→ YOUR GOAL
Repeat the data below exactly, dropping any pictures it holds.

→ MATERIAL PROVIDED
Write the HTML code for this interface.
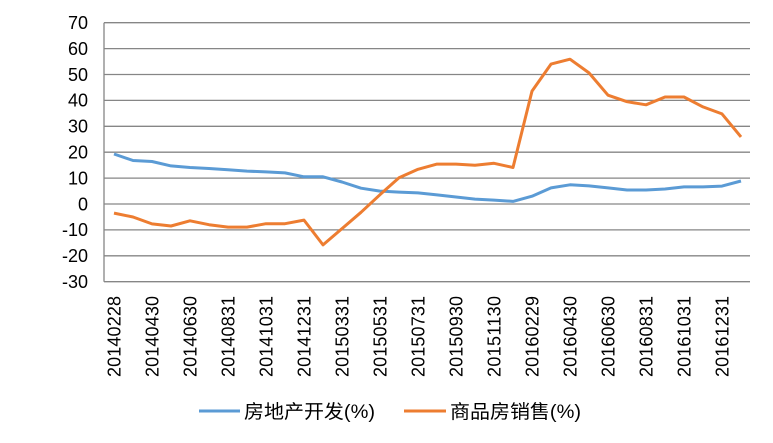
<!DOCTYPE html>
<html><head><meta charset="utf-8"><style>
html,body{margin:0;padding:0;background:#fff;}
svg{display:block;font-family:"Liberation Sans","Noto Sans CJK SC",sans-serif;}
</style></head><body>
<svg width="773" height="443" viewBox="0 0 773 443" xmlns="http://www.w3.org/2000/svg">
<g stroke="#868686" stroke-width="1.3">
<line x1="104" y1="22.7" x2="750" y2="22.7"/>
<line x1="104" y1="48.6" x2="750" y2="48.6"/>
<line x1="104" y1="74.5" x2="750" y2="74.5"/>
<line x1="104" y1="100.4" x2="750" y2="100.4"/>
<line x1="104" y1="126.3" x2="750" y2="126.3"/>
<line x1="104" y1="152.2" x2="750" y2="152.2"/>
<line x1="104" y1="178.1" x2="750" y2="178.1"/>
<line x1="104" y1="204" x2="750" y2="204"/>
<line x1="104" y1="229.9" x2="750" y2="229.9"/>
<line x1="104" y1="255.8" x2="750" y2="255.8"/>
<line x1="104" y1="281.7" x2="750" y2="281.7"/>
<line x1="104" y1="22.7" x2="104" y2="281.7"/>
</g>
<g font-size="18" fill="#000" text-anchor="end">
<text x="88" y="29">70</text>
<text x="88" y="54.9">60</text>
<text x="88" y="80.8">50</text>
<text x="88" y="106.7">40</text>
<text x="88" y="132.6">30</text>
<text x="88" y="158.5">20</text>
<text x="88" y="184.4">10</text>
<text x="88" y="210.3">0</text>
<text x="88" y="236.2">-10</text>
<text x="88" y="262.1">-20</text>
<text x="88" y="288">-30</text>
</g>
<g font-size="18" fill="#000" text-anchor="end">
<text transform="translate(120.5,296) rotate(-90)" textLength="81">20140228</text>
<text transform="translate(158.5,296) rotate(-90)" textLength="81">20140430</text>
<text transform="translate(196.5,296) rotate(-90)" textLength="81">20140630</text>
<text transform="translate(234.5,296) rotate(-90)" textLength="81">20140831</text>
<text transform="translate(272.5,296) rotate(-90)" textLength="81">20141031</text>
<text transform="translate(310.5,296) rotate(-90)" textLength="81">20141231</text>
<text transform="translate(348.5,296) rotate(-90)" textLength="81">20150331</text>
<text transform="translate(386.5,296) rotate(-90)" textLength="81">20150531</text>
<text transform="translate(424.5,296) rotate(-90)" textLength="81">20150731</text>
<text transform="translate(462.5,296) rotate(-90)" textLength="81">20150930</text>
<text transform="translate(500.5,296) rotate(-90)" textLength="81">20151130</text>
<text transform="translate(538.5,296) rotate(-90)" textLength="81">20160229</text>
<text transform="translate(576.5,296) rotate(-90)" textLength="81">20160430</text>
<text transform="translate(614.5,296) rotate(-90)" textLength="81">20160630</text>
<text transform="translate(652.5,296) rotate(-90)" textLength="81">20160831</text>
<text transform="translate(690.5,296) rotate(-90)" textLength="81">20161031</text>
<text transform="translate(728.5,296) rotate(-90)" textLength="81">20161231</text>
</g>
<polyline fill="none" stroke="#5B9BD5" stroke-width="3" stroke-linejoin="round" points="114,154.0 133,160.5 152,161.5 171,165.9 190,167.5 209,168.5 228,169.8 247,171.1 266,171.9 285,172.9 304,176.8 323,176.8 342,182.0 361,188.2 380,191.1 399,192.1 418,192.9 437,194.9 456,197.0 475,199.1 494,200.1 513,201.4 532,196.2 551,187.9 570,184.8 589,185.9 608,187.9 627,190.0 646,190.0 665,189.0 684,186.9 703,186.9 722,186.1 741,181.0"/>
<polyline fill="none" stroke="#ED7D31" stroke-width="3" stroke-linejoin="round" points="114,213.1 133,217.0 152,223.9 171,226.0 190,220.8 209,224.7 228,227.1 247,227.1 266,223.7 285,223.7 304,220.1 323,244.9 342,228.6 361,212.3 380,194.7 399,177.8 418,169.3 437,164.1 456,164.1 475,165.2 494,163.3 513,167.5 532,91.1 551,64.1 570,59.2 589,72.9 608,95.2 627,101.7 646,104.8 665,97.0 684,97.0 703,106.9 722,113.9 741,136.9"/>
<line x1="199" y1="411" x2="240" y2="411" stroke="#5B9BD5" stroke-width="3"/>
<text x="244" y="418" font-size="19" textLength="131" lengthAdjust="spacingAndGlyphs">房地产开发(%)</text>
<line x1="404" y1="411" x2="446" y2="411" stroke="#ED7D31" stroke-width="3"/>
<text x="450" y="418" font-size="19" textLength="131" lengthAdjust="spacingAndGlyphs">商品房销售(%)</text>
</svg>
</body></html>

→ RESULT
Write the HTML code for this interface.
<!DOCTYPE html>
<html><head><meta charset="utf-8"><style>
html,body{margin:0;padding:0;background:#fff;}
svg{display:block;font-family:"Liberation Sans","Noto Sans CJK SC",sans-serif;}
</style></head><body>
<svg width="773" height="443" viewBox="0 0 773 443" xmlns="http://www.w3.org/2000/svg">
<g stroke="#868686" stroke-width="1.3">
<line x1="104" y1="22.7" x2="750" y2="22.7"/>
<line x1="104" y1="48.6" x2="750" y2="48.6"/>
<line x1="104" y1="74.5" x2="750" y2="74.5"/>
<line x1="104" y1="100.4" x2="750" y2="100.4"/>
<line x1="104" y1="126.3" x2="750" y2="126.3"/>
<line x1="104" y1="152.2" x2="750" y2="152.2"/>
<line x1="104" y1="178.1" x2="750" y2="178.1"/>
<line x1="104" y1="204" x2="750" y2="204"/>
<line x1="104" y1="229.9" x2="750" y2="229.9"/>
<line x1="104" y1="255.8" x2="750" y2="255.8"/>
<line x1="104" y1="281.7" x2="750" y2="281.7"/>
<line x1="104" y1="22.7" x2="104" y2="281.7"/>
</g>
<g font-size="18" fill="#000" text-anchor="end">
<text x="88" y="29">70</text>
<text x="88" y="54.9">60</text>
<text x="88" y="80.8">50</text>
<text x="88" y="106.7">40</text>
<text x="88" y="132.6">30</text>
<text x="88" y="158.5">20</text>
<text x="88" y="184.4">10</text>
<text x="88" y="210.3">0</text>
<text x="88" y="236.2">-10</text>
<text x="88" y="262.1">-20</text>
<text x="88" y="288">-30</text>
</g>
<g font-size="18" fill="#000" text-anchor="end">
<text transform="translate(120.5,296) rotate(-90)" textLength="81">20140228</text>
<text transform="translate(158.5,296) rotate(-90)" textLength="81">20140430</text>
<text transform="translate(196.5,296) rotate(-90)" textLength="81">20140630</text>
<text transform="translate(234.5,296) rotate(-90)" textLength="81">20140831</text>
<text transform="translate(272.5,296) rotate(-90)" textLength="81">20141031</text>
<text transform="translate(310.5,296) rotate(-90)" textLength="81">20141231</text>
<text transform="translate(348.5,296) rotate(-90)" textLength="81">20150331</text>
<text transform="translate(386.5,296) rotate(-90)" textLength="81">20150531</text>
<text transform="translate(424.5,296) rotate(-90)" textLength="81">20150731</text>
<text transform="translate(462.5,296) rotate(-90)" textLength="81">20150930</text>
<text transform="translate(500.5,296) rotate(-90)" textLength="81">20151130</text>
<text transform="translate(538.5,296) rotate(-90)" textLength="81">20160229</text>
<text transform="translate(576.5,296) rotate(-90)" textLength="81">20160430</text>
<text transform="translate(614.5,296) rotate(-90)" textLength="81">20160630</text>
<text transform="translate(652.5,296) rotate(-90)" textLength="81">20160831</text>
<text transform="translate(690.5,296) rotate(-90)" textLength="81">20161031</text>
<text transform="translate(728.5,296) rotate(-90)" textLength="81">20161231</text>
</g>
<polyline fill="none" stroke="#5B9BD5" stroke-width="3" stroke-linejoin="round" points="114,154.0 133,160.5 152,161.5 171,165.9 190,167.5 209,168.5 228,169.8 247,171.1 266,171.9 285,172.9 304,176.8 323,176.8 342,182.0 361,188.2 380,191.1 399,192.1 418,192.9 437,194.9 456,197.0 475,199.1 494,200.1 513,201.4 532,196.2 551,187.9 570,184.8 589,185.9 608,187.9 627,190.0 646,190.0 665,189.0 684,186.9 703,186.9 722,186.1 741,181.0"/>
<polyline fill="none" stroke="#ED7D31" stroke-width="3" stroke-linejoin="round" points="114,213.1 133,217.0 152,223.9 171,226.0 190,220.8 209,224.7 228,227.1 247,227.1 266,223.7 285,223.7 304,220.1 323,244.9 342,228.6 361,212.3 380,194.7 399,177.8 418,169.3 437,164.1 456,164.1 475,165.2 494,163.3 513,167.5 532,91.1 551,64.1 570,59.2 589,72.9 608,95.2 627,101.7 646,104.8 665,97.0 684,97.0 703,106.9 722,113.9 741,136.9"/>
<line x1="199" y1="411" x2="240" y2="411" stroke="#5B9BD5" stroke-width="3"/>
<text x="244" y="418" font-size="19" textLength="131" lengthAdjust="spacingAndGlyphs">房地产开发(%)</text>
<line x1="404" y1="411" x2="446" y2="411" stroke="#ED7D31" stroke-width="3"/>
<text x="450" y="418" font-size="19" textLength="131" lengthAdjust="spacingAndGlyphs">商品房销售(%)</text>
</svg>
</body></html>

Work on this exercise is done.